A couple in BC — spouse working a NOC B skilled trade on an open work permit, partner on a study permit — had an Alberta job offer with employer-sponsored LMIA on the table. The question: uproot to Alberta for the LMIA points, or stay in BC and bank on Canadian Experience Class? Their CRS was around 460. The thread's reasoning:

  1. 460 is a strong CEC score on its own. The first substantive answer: at ~460, members considered CEC viable without LMIA support at all, making relocation unnecessary purely for points. (Historical note: draw cut-offs move constantly — the 2021–2022 CEC draws this thread reflects may not match current thresholds; check recent draw history before relying on any specific score.)

  2. Staying put unlocks a second pathway. Members pointed out that after one year of skilled work in BC, the couple could also apply through BC-PNP — meaning staying gives them two live routes (CEC + BC-PNP), while moving trades those for the LMIA-boosted route plus disruption to the student partner's program.

  3. Timing risk cuts the other way. One member argued for taking whatever concrete option is available now — "we don't know what the situation will be like in a few months" — a reminder that immigration programs change and a sure LMIA today has value against an uncertain draw tomorrow.

  4. Quality-of-life factors got a mention (Alberta winters), but the decision framework members converged on was: with a competitive CRS and an established base, continuity beats chasing incremental points.


Takeaway: if your CRS is already near recent CEC cut-offs, the disruption of moving provinces for an LMIA may buy you little — staying can preserve both federal and provincial pathways.
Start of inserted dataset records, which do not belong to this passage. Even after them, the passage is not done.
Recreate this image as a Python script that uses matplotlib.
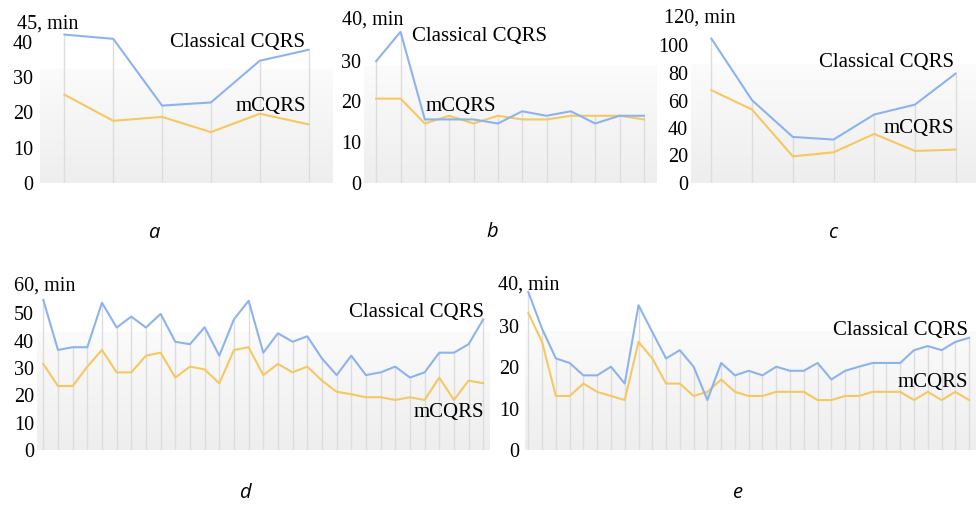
import matplotlib
matplotlib.use("Agg")
import matplotlib.pyplot as plt
import numpy as np
from matplotlib.colors import LinearSegmentedColormap

# Data (minutes)
a_classical = [42.0, 40.8, 21.9, 22.8, 34.6, 37.7]
a_mcqrs = [25.0, 17.6, 18.7, 14.4, 19.6, 16.6]

b_classical = [29.9, 37.1, 15.6, 15.6, 15.6, 14.6, 17.6, 16.5, 17.6, 14.6, 16.5, 16.5]
b_mcqrs = [20.7, 20.7, 14.6, 16.5, 14.6, 16.5, 15.6, 15.6, 16.5, 16.5, 16.5, 15.6]

c_classical = [105, 60.2, 33.5, 31.6, 49.8, 57.0, 79.6]
c_mcqrs = [67.5, 53.4, 19.4, 22.3, 35.7, 23.3, 24.3]

d_classical = [54.9, 36.6, 37.6, 37.6, 53.9, 44.8, 48.8, 44.8, 49.8, 39.6, 38.7,
               44.9, 34.5, 47.8, 54.6, 35.6, 42.7, 39.6, 41.6, 33.5, 27.4, 34.5,
               27.4, 28.4, 30.5, 26.5, 28.4, 35.6, 35.6, 38.7, 47.8]
d_mcqrs = [31.5, 23.4, 23.4, 30.5, 36.6, 28.4, 28.4, 34.5, 35.6, 26.5, 30.5,
           29.5, 24.4, 36.6, 37.6, 27.4, 31.5, 28.4, 30.5, 25.4, 21.3, 20.4,
           19.3, 19.3, 18.3, 19.3, 18.3, 26.5, 18.3, 25.4, 24.4]

e_classical = [38.3, 29.4, 22.2, 21.1, 18.1, 18.1, 20.2, 16.1, 35.1, 28.6, 22.2,
               24.2, 20.2, 12.1, 21.1, 18.1, 19.2, 18.1, 20.2, 19.2, 19.2, 21.1,
               17.1, 19.2, 20.2, 21.1, 21.1, 21.1, 24.2, 25.2, 24.2, 26.2, 27.2]
e_mcqrs = [33.2, 26.2, 13.1, 13.1, 16.1, 14.1, 13.1, 12.1, 26.2, 22.2, 16.1,
           16.1, 13.1, 14.1, 17.1, 14.1, 13.1, 13.1, 14.1, 14.1, 14.1, 12.1,
           12.1, 13.1, 13.1, 14.1, 14.1, 14.1, 12.1, 14.1, 12.1, 14.1, 12.1]

panel_letters = ["a", "b", "c", "d", "e"]

W, H = 976, 505
BLUE = "#8db3ef"
YELLOW = "#f6c85f"
SERIF = "Liberation Serif"

fig = plt.figure(figsize=(W / 100, H / 100), dpi=100)

grad_cmap = LinearSegmentedColormap.from_list(
    "bg", [(0.0, "#eeeeee"), (0.72, "#fbfbfb"), (0.721, "#ffffff"), (1.0, "#ffffff")])


def px_axes(left, right, top, bottom):
    return fig.add_axes([left / W, 1 - bottom / H, (right - left) / W, (bottom - top) / H])


def panel(ax, classical, mcqrs, top, step, xlim, pad, top_off):
    x = np.arange(len(classical))
    grad = np.linspace(0, 1, 200).reshape(-1, 1)
    ax.imshow(grad, extent=[0, 1, 0, 1], transform=ax.transAxes, origin="lower",
              aspect="auto", cmap=grad_cmap, vmin=0, vmax=1, zorder=0)
    ax.vlines(x, 0, np.maximum(classical, mcqrs), color="#dddddd", lw=1, zorder=1)
    ax.plot(x, mcqrs, color=YELLOW, lw=1.5, zorder=3, clip_on=False)
    ax.plot(x, classical, color=BLUE, lw=1.5, zorder=3, clip_on=False)
    ax.set_xlim(*xlim)
    ax.set_ylim(0, top)
    ax.set_xticks([])
    ax.set_yticks(np.arange(0, top, step))
    ax.tick_params(axis="y", length=0, pad=pad, labelsize=14.5)
    for lab in ax.get_yticklabels():
        lab.set_fontfamily(SERIF)
    for s in ax.spines.values():
        s.set_visible(False)
    ax.annotate(f"{top}, min", xy=(0, top), xycoords=("axes fraction", "data"),
                xytext=(-top_off, 0), textcoords="offset pixels",
                ha="left", va="center", fontsize=14.5, family=SERIF,
                annotation_clip=False)


ax_a = px_axes(40, 333, 24, 183)
panel(ax_a, a_classical, a_mcqrs, 45, 10, (-0.5, 5.5), 5, 23)
ax_b = px_axes(364, 656, 20, 183)
panel(ax_b, b_classical, b_mcqrs, 40, 10, (-0.5, 11.5), 2, 22)
ax_c = px_axes(691, 976, 18, 183)
panel(ax_c, c_classical, c_mcqrs, 120, 20, (-0.5, 6.5), 2, 27)
ax_d = px_axes(37, 490, 286, 450)
panel(ax_d, d_classical, d_mcqrs, 60, 10, (-0.43, 30.46), 2, 23)
ax_e = px_axes(525, 976, 285, 450)
panel(ax_e, e_classical, e_mcqrs, 40, 10, (-0.24, 32.5), 4, 27)

# series labels (pixel position, alignment)
series_labels = [
    ("Classical CQRS", 305, 42, "right"), ("mCQRS", 306, 106, "right"),
    ("Classical CQRS", 412, 37, "left"), ("mCQRS", 426, 106, "left"),
    ("Classical CQRS", 954, 63, "right"), ("mCQRS", 954, 128, "right"),
    ("Classical CQRS", 484, 313, "right"), ("mCQRS", 484, 412, "right"),
    ("Classical CQRS", 968, 330, "right"), ("mCQRS", 968, 383, "right"),
]
for txt, px, py, ha in series_labels:
    fig.text(px / W, 1 - py / H, txt, ha=ha, va="center", fontsize=15, family=SERIF)

letter_pos = [(154, 233), (492, 232), (833, 233), (245, 493), (738, 493)]
for letter, (px, py) in zip(panel_letters, letter_pos):
    fig.text(px / W, 1 - py / H, letter, ha="center", va="center", fontsize=14.5,
             family="Open Sans", style="italic")

fig.savefig("out.png", dpi=100)
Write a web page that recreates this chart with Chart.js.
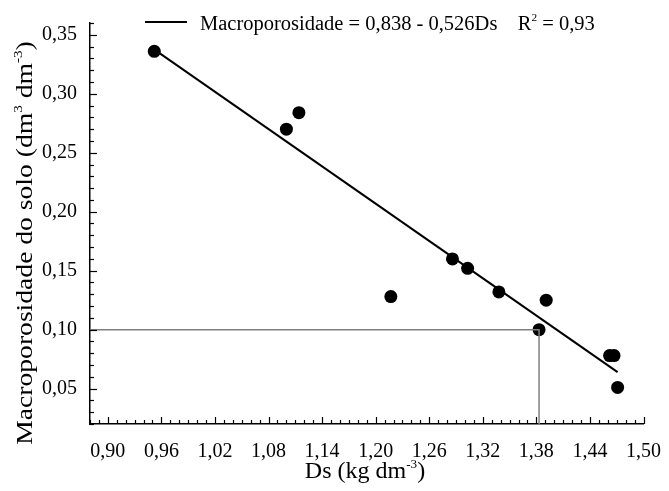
<!DOCTYPE html>
<html>
<head>
<meta charset="utf-8">
<script src="https://cdn.jsdelivr.net/npm/chart.js@4.4.1/dist/chart.umd.min.js"></script>
<style>
  html, body { margin: 0; padding: 0; background: #fff; }
  #wrap { width: 669px; height: 491px; }
</style>
</head>
<body>
<div id="wrap"><canvas id="chart" width="669" height="491"></canvas></div>
<script>
// observed points (Ds, macroporosity)
const dsValues    = [0.952, 1.100, 1.114, 1.217, 1.286, 1.303, 1.338, 1.383, 1.391, 1.462, 1.467, 1.471];
const macroValues = [0.336, 0.270, 0.284, 0.128, 0.160, 0.152, 0.132, 0.100, 0.125, 0.078, 0.078, 0.051];

// fitted line ends, as drawn
const fitDs    = [0.955, 1.471];
const fitMacro = [0.336, 0.064];

// guide lines at Ds = 1.383, macro = 0.10
const guideDs    = [0.88, 1.383, 1.383];
const guideMacro = [0.100, 0.100, 0.02];

const xTicks = [0.90, 0.96, 1.02, 1.08, 1.14, 1.20, 1.26, 1.32, 1.38, 1.44, 1.50];
const yTicks = [0.05, 0.10, 0.15, 0.20, 0.25, 0.30, 0.35];

// texts, [text, superscript?]
const legendParts = [['Macroporosidade = 0,838 - 0,526Ds    R', false], ['2', true], [' = 0,93', false]];
const xTitle = [['Ds (kg dm', false], ['-3', true], [')', false]];
const yTitle = [['Macroporosidade do solo (dm', false], ['3', true], [' dm', false], ['-3', true], [')', false]];
const serif = '"Liberation Serif", "Times New Roman", serif';

const toXY = (xs, ys) => xs.map((x, i) => ({ x: x, y: ys[i] }));
const fmt = v => Number(v).toFixed(2).replace('.', ',');

function richWidth(ctx, parts, size) {
  let w = 0;
  parts.forEach(([t, sup]) => {
    ctx.font = (sup ? size * 0.55 : size) + 'px ' + serif;
    w += ctx.measureText(t).width;
  });
  return w;
}

// draws text with small raised parts, starting at x (or centred), baseline y
function drawRich(ctx, parts, x, y, size, centred) {
  let cx = centred ? x - richWidth(ctx, parts, size) / 2 : x;
  ctx.textBaseline = 'alphabetic';
  ctx.textAlign = 'left';
  parts.forEach(([t, sup]) => {
    ctx.font = (sup ? size * 0.55 : size) + 'px ' + serif;
    ctx.fillText(t, cx, sup ? y - size * 0.42 : y);
    cx += ctx.measureText(t).width;
  });
}

// inward tick marks (major + minor every 0.01), axis titles and the legend
const extras = {
  id: 'extras',
  afterDraw(chart) {
    const ctx = chart.ctx;
    const xs = chart.scales.x, ys = chart.scales.y;
    const area = chart.chartArea;
    ctx.save();
    ctx.strokeStyle = '#000';
    ctx.lineWidth = 1.2;
    for (let i = 88; i <= 150; i++) {
      const px = Math.round(xs.getPixelForValue(i / 100)) + 0.5;
      const major = (i - 90) % 6 === 0;
      ctx.beginPath();
      ctx.moveTo(px, area.bottom);
      ctx.lineTo(px, area.bottom - (major ? 7 : 4));
      ctx.stroke();
    }
    for (let i = 2; i <= 36; i++) {
      const py = Math.round(ys.getPixelForValue(i / 100)) + 0.5;
      const major = i % 5 === 0;
      ctx.beginPath();
      ctx.moveTo(area.left, py);
      ctx.lineTo(area.left + (major ? 7 : 4), py);
      ctx.stroke();
    }

    ctx.fillStyle = '#000';
    drawRich(ctx, xTitle, 365, 478, 24, true);

    ctx.save();
    ctx.translate(32, 243);
    ctx.rotate(-Math.PI / 2);
    ctx.scale(1.2, 1);
    drawRich(ctx, yTitle, 0, 0, 23, true);
    ctx.restore();

    // legend
    ctx.lineWidth = 2;
    ctx.beginPath();
    ctx.moveTo(145, 22);
    ctx.lineTo(187, 22);
    ctx.stroke();
    drawRich(ctx, legendParts, 200, 30, 20.5, false);
    ctx.restore();
  }
};

new Chart(document.getElementById('chart'), {
  type: 'scatter',
  data: {
    datasets: [
      {
        label: 'guide',
        data: toXY(guideDs, guideMacro),
        showLine: true,
        borderColor: '#808080',
        borderWidth: 1.5,
        pointRadius: 0,
        fill: false
      },
      {
        label: 'fit',
        data: toXY(fitDs, fitMacro),
        showLine: true,
        borderColor: '#000',
        borderWidth: 2,
        pointRadius: 0,
        fill: false
      },
      {
        label: 'observed',
        data: toXY(dsValues, macroValues),
        backgroundColor: '#000',
        borderColor: '#000',
        pointRadius: 6.5,
        pointBorderWidth: 0
      }
    ]
  },
  options: {
    responsive: false,
    animation: false,
    layout: { padding: { top: 23, right: 21, left: 0, bottom: 0 } },
    plugins: {
      legend: { display: false },
      tooltip: { enabled: false }
    },
    scales: {
      x: {
        type: 'linear',
        min: 0.88,
        max: 1.50,
        afterBuildTicks: s => { s.ticks = xTicks.map(v => ({ value: v })); },
        afterFit: s => { s.height = 67; },
        grid: { display: false },
        border: { display: true, color: '#000', width: 1.5 },
        ticks: {
          callback: v => fmt(v),
          color: '#000',
          font: { family: serif, size: 20 },
          padding: 8,
          maxRotation: 0,
          autoSkip: false
        }
      },
      y: {
        type: 'linear',
        min: 0.02,
        max: 0.36,
        afterBuildTicks: s => { s.ticks = yTicks.map(v => ({ value: v })); },
        afterFit: s => { s.width = 90; },
        grid: { display: false },
        border: { display: true, color: '#000', width: 1.5 },
        ticks: {
          callback: v => fmt(v),
          color: '#000',
          font: { family: serif, size: 20 },
          padding: 5,
          autoSkip: false
        }
      }
    }
  },
  plugins: [extras]
});
</script>
</body>
</html>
Relocation makes more sense when the score is genuinely short.

Dos, Don'ts & Tips

  • Do: Compare your CRS against recent draw cut-offs before relocating for LMIA points — if you're already competitive, the move may add risk, not value.
  • Tip: One year of skilled work in a province often opens its PNP stream — staying put can mean two pathways (federal + provincial) instead of one.
  • Tip: Program rules and draw scores shift quickly; weigh a concrete option available today against a better-looking option that depends on future draws.